# portia

**Repository Path**: mirrors_leecade/portia

## Basic Information

- **Project Name**: portia
- **Description**: Visual scraping for Scrapy
- **Primary Language**: Unknown
- **License**: BSD-3-Clause
- **Default Branch**: master
- **Homepage**: None
- **GVP Project**: No

## Statistics

- **Stars**: 0
- **Forks**: 0
- **Created**: 2020-08-09
- **Last Updated**: 2026-02-07

## Categories & Tags

**Categories**: Uncategorized

**Tags**: None

## README

portia
======
Visual scraping for Scrapy.


Overview
========

Portia is a tool for visually scraping web sites without any programming knowledge. Just annotate web pages with a point and click editor to indicate what data you want to extract, and portia will learn how to scrape similar pages
from the site.

Portia has a web based UI served by a [Twisted] server, so you can install it on almost any modern platform.

Requirements
============

* Python 2.7
* Works on Linux, Windows, Mac OSX, BSD
* Supported browsers: Latest versions of Chrome (recommended) or Firefox


Repository structure
====================

There are two main components in this repository, __slyd__ and __slybot__:

###slyd

The visual editor used to create your scraping projects.

###slybot

The Python web crawler that performs the actual site scraping. It's implemented on top of the [Scrapy] web crawling
framework and the [Scrapely] extraction library. It uses projects created with __slyd__ as input.


How to install portia
=============================

The recommended way to install dependencies is to use __virtualenv__ and then do:

	cd slyd
	pip install -r requirements.txt

As __slybot__ is a __slyd__ dependency, it will also get installed.

Running portia
==============

First, you need to start the ui and create a project. Run __slyd__ using:

	cd slyd
	twistd -n slyd

and point your browser to: `http://localhost:9001/static/main.html`

Choose the site you want to scrape and create a project. Every project is created with a default spider named after the domain of the site you are scraping. When you are ready, you can run your project with __slybot__ to do the actual crawling/extraction.

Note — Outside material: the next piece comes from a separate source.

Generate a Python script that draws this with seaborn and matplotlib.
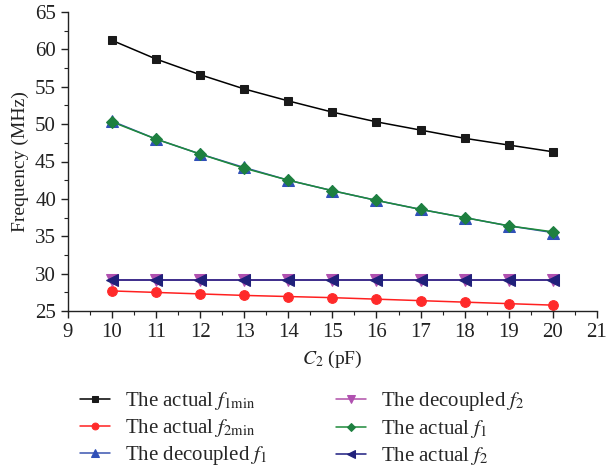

Projects created with __slyd__ can be found at:

	slyd/data/projects

To run one of those projects use:

	portiacrawl project_path spidername

Where `spidername` should be one of the project spiders. If you don't remember the name of the spider, just use:

	portiacrawl project_path

and you will get the list of spiders for that project.


[Twisted]: https://twistedmatrix.com
[Scrapely]: https://github.com/scrapy/scrapely
[Scrapy]: http://scrapy.org